# Proving an ellipse fits Kepler's 1st law

## Homework Statement

(This isn't coursework, just a revision question)
Exercise: An ellipse can be defined as the locus of all points, P, in the plane such that
$$PF_1+PF_2=\frac{2p}{(1-ε^2)}$$
where F1 and F2 are two fixed points, and PF1 is the distance from P to F1 (similarly, P F2).
F1 and F2 are known as the foci.
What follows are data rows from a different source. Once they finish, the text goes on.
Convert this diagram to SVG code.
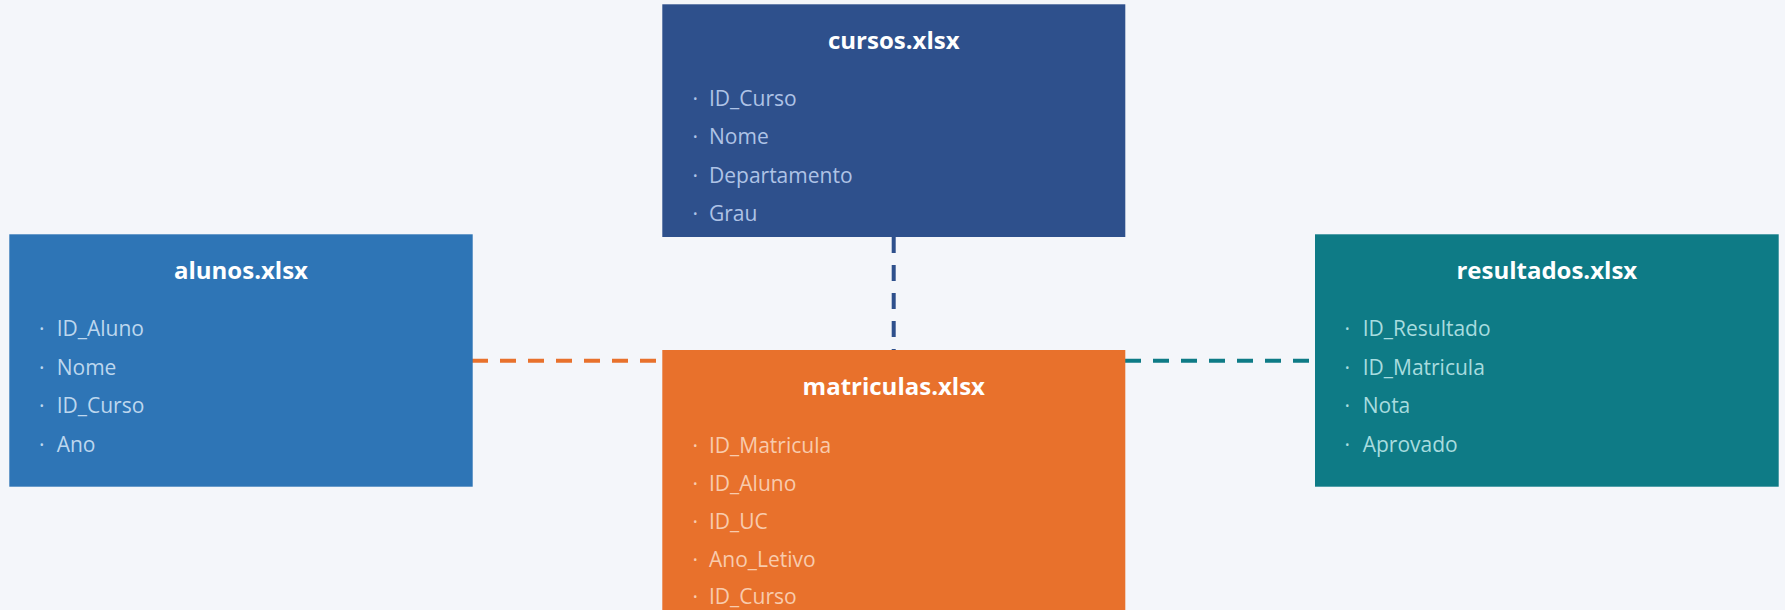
<svg xmlns="http://www.w3.org/2000/svg" width="1785" height="610" viewBox="0 0 1785 610">
  <style>
    .title { font-family: "Open Sans", "Liberation Sans", sans-serif; font-weight: 700; font-size: 24px; fill: #ffffff; text-anchor: middle; }
    .item { font-family: "Open Sans", "Liberation Sans", sans-serif; font-size: 21px; }
    #cursos .item { fill: #AEC3E6; }
    #alunos .item { fill: #BDD7EE; }
    #matriculas .item { fill: #F8CBAD; }
    #resultados .item { fill: #A8DCDF; }
    .conn { fill: none; stroke-width: 4; stroke-dasharray: 16 12; }
  </style>
  <rect x="0" y="0" width="1785" height="610" fill="#F4F6FA"/>

  <!-- relationship connectors -->
  <g id="connectors">
    <line class="conn" x1="893.7" y1="237" x2="893.7" y2="350" stroke="#2E508C"/>
    <line class="conn" x1="472" y1="360.7" x2="662" y2="360.7" stroke="#E8712C"/>
    <line class="conn" x1="1125" y1="360.7" x2="1315" y2="360.7" stroke="#0E7B86"/>
  </g>

  <!-- cursos table -->
  <g id="cursos">
    <rect x="662.3" y="4.3" width="463" height="232.7" fill="#2E508C"/>
    <text class="title" x="893.8" y="49">cursos.xlsx</text>
    <text class="item"><tspan x="692.4" y="106">·</tspan><tspan x="709" y="106">ID_Curso</tspan></text>
    <text class="item"><tspan x="692.4" y="144">·</tspan><tspan x="709" y="144">Nome</tspan></text>
    <text class="item"><tspan x="692.4" y="182.5">·</tspan><tspan x="709" y="182.5">Departamento</tspan></text>
    <text class="item"><tspan x="692.4" y="220.7">·</tspan><tspan x="709" y="220.7">Grau</tspan></text>
  </g>

  <!-- alunos table -->
  <g id="alunos">
    <rect x="9.3" y="234.3" width="463.4" height="252.4" fill="#2E75B6"/>
    <text class="title" x="241" y="279.3">alunos.xlsx</text>
    <text class="item"><tspan x="39" y="335.7">·</tspan><tspan x="56.7" y="335.7">ID_Aluno</tspan></text>
    <text class="item"><tspan x="39" y="374.5">·</tspan><tspan x="56.7" y="374.5">Nome</tspan></text>
    <text class="item"><tspan x="39" y="413">·</tspan><tspan x="56.7" y="413">ID_Curso</tspan></text>
    <text class="item"><tspan x="39" y="451.7">·</tspan><tspan x="56.7" y="451.7">Ano</tspan></text>
  </g>

  <!-- matriculas table -->
  <g id="matriculas">
    <rect x="662.3" y="350" width="463" height="270" fill="#E8712C"/>
    <text class="title" x="893.8" y="395">matriculas.xlsx</text>
    <text class="item"><tspan x="692.4" y="452.7">·</tspan><tspan x="709" y="452.7">ID_Matricula</tspan></text>
    <text class="item"><tspan x="692.4" y="490.7">·</tspan><tspan x="709" y="490.7">ID_Aluno</tspan></text>
    <text class="item"><tspan x="692.4" y="528.7">·</tspan><tspan x="709" y="528.7">ID_UC</tspan></text>
    <text class="item"><tspan x="692.4" y="567">·</tspan><tspan x="709" y="567">Ano_Letivo</tspan></text>
    <text class="item"><tspan x="692.4" y="604">·</tspan><tspan x="709" y="604">ID_Curso</tspan></text>
  </g>

  <!-- resultados table -->
  <g id="resultados">
    <rect x="1315" y="234.3" width="463.7" height="252.4" fill="#0E7B86"/>
    <text class="title" x="1546.8" y="279.3">resultados.xlsx</text>
    <text class="item"><tspan x="1344.5" y="335.7">·</tspan><tspan x="1362.7" y="335.7">ID_Resultado</tspan></text>
    <text class="item"><tspan x="1344.5" y="374.5">·</tspan><tspan x="1362.7" y="374.5">ID_Matricula</tspan></text>
    <text class="item"><tspan x="1344.5" y="413">·</tspan><tspan x="1362.7" y="413">Nota</tspan></text>
    <text class="item"><tspan x="1344.5" y="451.7">·</tspan><tspan x="1362.7" y="451.7">Aprovado</tspan></text>
  </g>
</svg>
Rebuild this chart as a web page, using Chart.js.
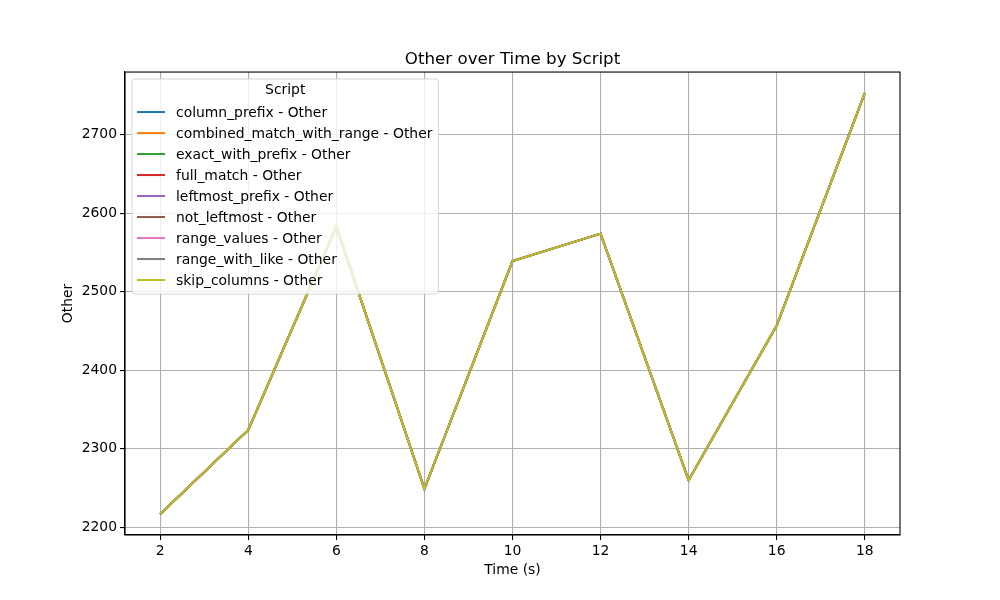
<!DOCTYPE html>
<html>
<head>
<meta charset="utf-8">
<title>Other over Time by Script</title>
<script src="https://cdn.jsdelivr.net/npm/chart.js@4"></script>
<style>
    html, body { margin: 0; padding: 0; background: #fff; }
    #wrap { width: 1000px; height: 600px; position: relative; }
</style>
</head>
<body>
<div id="wrap"><canvas id="otherChart"></canvas></div>
<script>
// data
const timeSeconds = [2, 4, 6, 8, 10, 12, 14, 16, 18];
const scripts = [
    'column_prefix', 'combined_match_with_range', 'exact_with_prefix', 'full_match',
    'leftmost_prefix', 'not_leftmost', 'range_values', 'range_with_like', 'skip_columns'
];
// every script has the same "Other" values, the lines lie on top of each other
const otherValues = [2217, 2324, 2583, 2249, 2539, 2574, 2260, 2457, 2753];
const xTicks = [2, 4, 6, 8, 10, 12, 14, 16, 18];
const yTicks = [2200, 2300, 2400, 2500, 2600, 2700];

const COLORS = ['#1f77b4', '#ff7f0e', '#2ca02c', '#d62728', '#9467bd', '#8c564b', '#e377c2', '#7f7f7f', '#bcbd22'];

Chart.defaults.font.family = "'DejaVu Sans', sans-serif";
Chart.defaults.color = '#000';

const FS = 13.9;

// center the title over the plot area, not the whole canvas
const centerTitle = {
    id: 'centerTitle',
    afterLayout(chart) {
        const t = chart.titleBlock;
        if (!t) return;
        t.left = chart.chartArea.left;
        t.right = chart.chartArea.right;
        t.width = t.right - t.left;
    }
};

// matplotlib-like frame on all four sides
const framePlugin = {
    id: 'frame',
    afterDatasetsDraw(chart) {
        const { ctx, chartArea: a } = chart;
        ctx.save();
        ctx.strokeStyle = '#000';
        ctx.lineWidth = 1.1;
        ctx.strokeRect(a.left, a.top, a.right - a.left, a.bottom - a.top);
        ctx.restore();
    }
};

// legend drawn inside the plot, over the lines, like loc="upper left"
const insideLegend = {
    id: 'insideLegend',
    afterDatasetsDraw(chart) {
        const { ctx, chartArea: a } = chart;
        const sets = chart.data.datasets;
        const x = a.left + 7, y = a.top + 7;
        const rowH = 21;
        ctx.save();
        ctx.font = `${FS}px 'DejaVu Sans', sans-serif`;
        const textW = Math.max(...sets.map(d => ctx.measureText(d.label).width));
        const w = 44 + textW + 6;
        const h = 34 + sets.length * rowH - 8;
        ctx.beginPath();
        ctx.roundRect(x, y, w, h, 3);
        ctx.fillStyle = 'rgba(255,255,255,0.8)';
        ctx.fill();
        ctx.strokeStyle = 'rgba(204,204,204,0.8)';
        ctx.lineWidth = 1;
        ctx.stroke();

        ctx.fillStyle = '#000';
        ctx.textAlign = 'center';
        ctx.textBaseline = 'middle';
        ctx.fillText('Script', x + w / 2, y + 11);

        ctx.textAlign = 'left';
        sets.forEach((d, i) => {
            const cy = y + 33 + i * rowH;
            ctx.strokeStyle = d.borderColor;
            ctx.lineWidth = 2;
            ctx.beginPath();
            ctx.moveTo(x + 5, cy);
            ctx.lineTo(x + 33, cy);
            ctx.stroke();
            ctx.fillStyle = '#000';
            ctx.fillText(d.label, x + 44, cy + 1);
        });
        ctx.restore();
    }
};

new Chart(document.getElementById('otherChart'), {
    type: 'line',
    data: {
        labels: timeSeconds,
        datasets: scripts.map((s, i) => ({
            label: `${s} - Other`,
            data: timeSeconds.map((t, j) => ({ x: t, y: otherValues[j] })),
            borderColor: COLORS[i],
            backgroundColor: COLORS[i],
            borderWidth: 2,
            pointRadius: 0,
            tension: 0,
            fill: false,
            order: scripts.length - 1 - i
        }))
    },
    options: {
        responsive: true,
        maintainAspectRatio: false,
        animation: false,
        layout: { padding: { top: 50, right: 100, bottom: 0, left: 0 } },
        plugins: {
            legend: { display: false },
            tooltip: { enabled: false },
            title: {
                display: true,
                text: 'Other over Time by Script',
                font: { size: 16.7, weight: 'normal' },
                color: '#000',
                padding: { top: 0, bottom: 2 }
            }
        },
        scales: {
            x: {
                type: 'linear',
                min: 1.2,
                max: 18.8,
                afterBuildTicks: s => { s.ticks = xTicks.map(v => ({ value: v })); },
                afterFit: s => { s.height = 65; },
                grid: { color: '#b0b0b0', lineWidth: 1.1, tickLength: 5, tickColor: '#000', drawTicks: true },
                border: { display: true, color: '#000', width: 1.1 },
                ticks: { font: { size: FS }, padding: 3, maxRotation: 0, color: '#000', callback: v => String(v) },
                title: { display: true, text: 'Time (s)', font: { size: FS }, color: '#000', padding: { top: 0, bottom: 21 } }
            },
            y: {
                type: 'linear',
                min: 2190.2,
                max: 2779.8,
                afterBuildTicks: s => { s.ticks = yTicks.map(v => ({ value: v })); },
                afterFit: s => { s.width = 125; },
                grid: { color: '#b0b0b0', lineWidth: 1.1, tickLength: 5, tickColor: '#000', drawTicks: true },
                border: { display: true, color: '#000', width: 1.1 },
                ticks: { font: { size: FS }, padding: 3, color: '#000', callback: v => String(v) },
                title: { display: true, text: 'Other', font: { size: FS }, color: '#000', padding: { top: 60, bottom: 0 } }
            }
        }
    },
    plugins: [centerTitle, framePlugin, insideLegend]
});
</script>
</body>
</html>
By placing F1 at the origin, and F2 at $$x = \frac{-2pε}{(1-ε^2)}$$
show that the ellipse satisfies $$r = \frac{p}{(1+εcos(θ- θ_0))}$$

## Homework Equations

The example is on page 26 of this pdf http://www.nottingham.ac.uk/~ppzap4/PoD.pdf
Hint: Draw a picture and use the cos rule

## The Attempt at a Solution

I've assumed that PF1 is r, and therefore PF2 is $$\frac{2p}{(1-ε^2)}-r$$ and have used the cosine rule to show$$r^2 = (\frac{p}{(1+εcos(θ- θ_0))})^2=(\frac{2p}{(1-ε^2)}-r)^2+(\frac{-2pε}{(1-ε^2)})^2+(\frac{2p}{(1-ε^2)}-r)(\frac{-2pε}{(1-ε^2)})cos(θ- θ_0)$$I've tried multiple times but can't seem to rearrange this to prove it is true, can anyone give me a pointer in the right direction.